Sunday, 4 July 2010

Griffith At Gettysburg

The late Dr Paddy Griffith is one of the key individuals behind my enduring (but largely unfulfilled) interest in the ACW. His books are fascinating but, long before i had read any of them, he took part in the first ACW game i witnessed (albeit via the TV screen) - the game played during the Gettysburg episode of Battleground. I remember the game looked spectacular and it was the terrain in particular that really struck me as something to aspire to. And wargaming was now on TV, presented by a famous actor, so it was clearly a serious adult pastime worthy of the many hours i was destined to devote to it in the coming decades....oh yes....

Despite playing with 'his toys, his terrain, and with his rules' Peter Gilder was given a sound thrashing by the other PG as they played out a highly condensed Gettysburg scenario. After winning a largely irrelevant cavalry melee on his left flank Gilder made his main thrust in the centre - Griffith's front line was brushed aside as Gilder's Rebs won the heights but his elation was to be short lived as he was then confronted by Griffith's reserve ('the Iron Brigade armed with breechloaders') and hit by enfilading artillery. A couple of moves later Gilder's centre was in tatters with his infantry brigades either dead or fleeing and the game was up.

Incidentally, the terrain was the same board used in the Callan movie, although by the time Battleground was recorded Edward Woodward had purchased it from Gilder.

The 'high point of the Confederacy' - Gilder's Rebs crest Cemetery Ridge but are shot to pieces by Griffith's reserve infantry and supporting artillery.

Not only did Griffith take part in one episode but he was also a Historical Consultant (along with Dr David Chandler and Charles Wesencraft) to the series. At this point in his career Griffith was Senior Lecturer at Sandhurst, where he also ran the wargame group.

Thanks to some very generous individuals i am slowly pulling together more information and images, so i hope to post more on Battleground in due course.


Anonymous said...


Surely somebody somewhere has this series on tape and can tansfer it to UTube or similar !!!???


tonydillon said...

I'll second that..I've never seen the Battleground series.

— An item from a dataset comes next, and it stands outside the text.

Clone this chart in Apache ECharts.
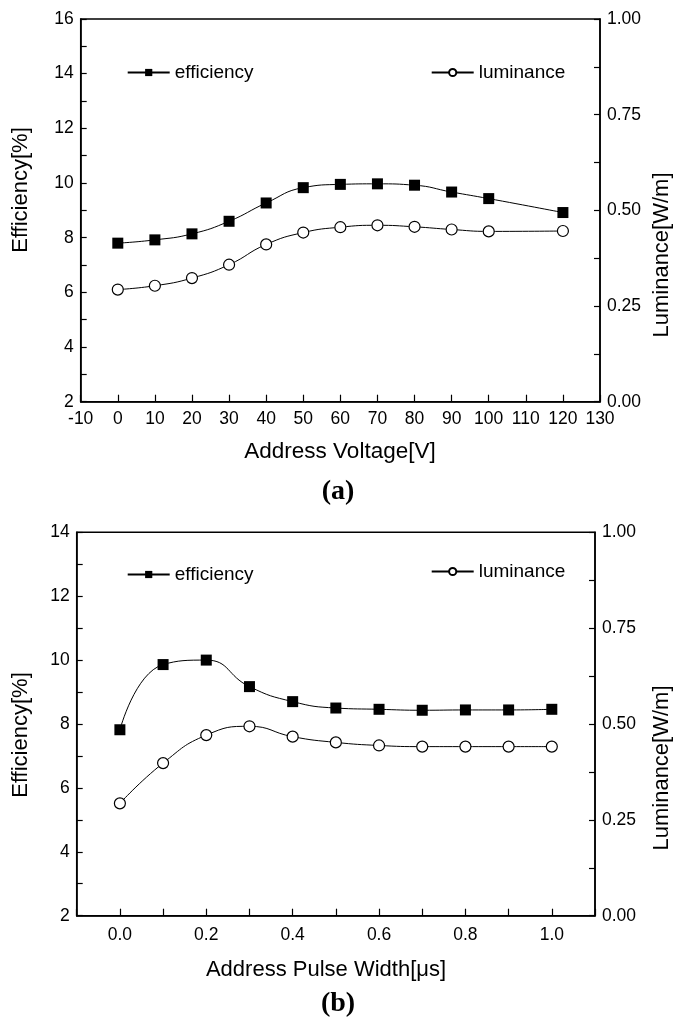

Robert (Bob) Cordery said...

IT would be a great way to remember Paddy if the tapes could be made available in some way. I know that efforts have been made to find any in the past, but so far the search has come up blank.

DC said...


A couple of years ago a chap enquired at ITV - he was told that the show did exist in the archives and that they would run off a copy for any individual who was prepared to pay the approriate fee (at the time that was in the 100s of pounds). Of course this would be a 'private use only' copy - not for resale, copying, etc. When i make my first million i intend to license the series from ITV and make it available...unfortunately i can't guarantee that'll happen!

Ross Mac said...

I presume this is the same Gettysburg terrain and troops that features in the coffee table book "The Wargame"?

DC said...


I don't think so - the terrain was purpose built for the Callan movie (1974, so 2 years after the book was published). Many of the figures may well be the same but would appear to have been rebased (again, for Callan?) for a more pleasing 'scenic' effect. Cheers.

Mike Siggins said...

That response in full:

""Thank you for your e-mail. We have all 6 programmes in deep storage in Leeds but the series has never been commercially available to purchase, I'm afraid. To buy individual copies for private viewing would prove very expensive to you, the standard transfer charge per
programme to VHS or DVD is £58.75 (£50.00 plus VAT). By way of
explanation, the charge includes the research and handling by the
library, the engineer's time, the machine time and the administration
(including postage and packing). We are able to supply you with a DVD set at the standard transfer charge of £58.75 (£50+VAT) per programme; £352.50 in total."

Anonymous said...

would it be possible to form an interested group - advertising in all the usual press and websites to try and get this sorted out at a cheaper price per set? there must be enough people interested in seeing them, and I would love to see them again!